Return the material word for word. Do not include pictures.
--- Data excerpt ---
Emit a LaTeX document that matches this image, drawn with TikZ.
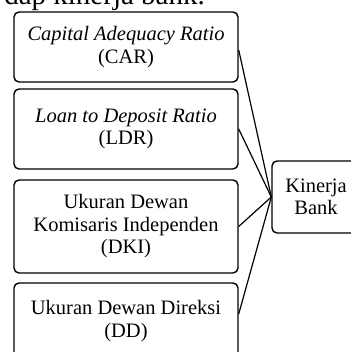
\documentclass[tikz,border=0pt]{standalone}
\usepackage{fontspec}
\setmainfont{Liberation Serif}
\begin{document}
\begin{tikzpicture}[x=1pt,y=-1pt,
  box/.style={draw=black, line width=1.4pt, rounded corners=5pt, align=center,
    minimum width=224pt, inner sep=0pt, font=\fontsize{20.5}{22.5}\selectfont},
  conn/.style={draw=black, line width=1.2pt}]
\useasboundingbox (0,0) rectangle (350,352);
\node[anchor=base east, inner sep=0pt, font=\fontsize{29}{32}\selectfont] (top) at (205,5) {dap kinerja bank.};
\node[box, minimum height=70pt] (b1) at (126,47) {\textit{Capital Adequacy Ratio}\\(CAR)};
\node[box, minimum height=80pt] (b2) at (126,129) {\textit{Loan to Deposit Ratio}\\(LDR)};
\node[box, minimum height=93pt] (b3) at (126,226.5) {Ukuran Dewan\\Komisaris Independen\\(DKI)};
\node[box, minimum height=76pt] (b4) at (126,321) {Ukuran Dewan Direksi\\(DD)};
\node[box, minimum width=88pt, minimum height=72pt] (kb) at (316,197) {Kinerja\\Bank};
\draw[conn] ([yshift=-3pt]b1.east) -- (kb.west);
\draw[conn] (b2.east) -- (kb.west);
\draw[conn] (b3.east) -- (kb.west);
\draw[conn] ([yshift=7pt]b4.east) -- (kb.west);
\end{tikzpicture}
\end{document}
---
§ Answer in full:
Emit a LaTeX document that matches this image, drawn with TikZ.
\documentclass[tikz,border=0pt]{standalone}
\usepackage{fontspec}
\setmainfont{Liberation Serif}
\begin{document}
\begin{tikzpicture}[x=1pt,y=-1pt,
  box/.style={draw=black, line width=1.4pt, rounded corners=5pt, align=center,
    minimum width=224pt, inner sep=0pt, font=\fontsize{20.5}{22.5}\selectfont},
  conn/.style={draw=black, line width=1.2pt}]
\useasboundingbox (0,0) rectangle (350,352);
\node[anchor=base east, inner sep=0pt, font=\fontsize{29}{32}\selectfont] (top) at (205,5) {dap kinerja bank.};
\node[box, minimum height=70pt] (b1) at (126,47) {\textit{Capital Adequacy Ratio}\\(CAR)};
\node[box, minimum height=80pt] (b2) at (126,129) {\textit{Loan to Deposit Ratio}\\(LDR)};
\node[box, minimum height=93pt] (b3) at (126,226.5) {Ukuran Dewan\\Komisaris Independen\\(DKI)};
\node[box, minimum height=76pt] (b4) at (126,321) {Ukuran Dewan Direksi\\(DD)};
\node[box, minimum width=88pt, minimum height=72pt] (kb) at (316,197) {Kinerja\\Bank};
\draw[conn] ([yshift=-3pt]b1.east) -- (kb.west);
\draw[conn] (b2.east) -- (kb.west);
\draw[conn] (b3.east) -- (kb.west);
\draw[conn] ([yshift=7pt]b4.east) -- (kb.west);
\end{tikzpicture}
\end{document}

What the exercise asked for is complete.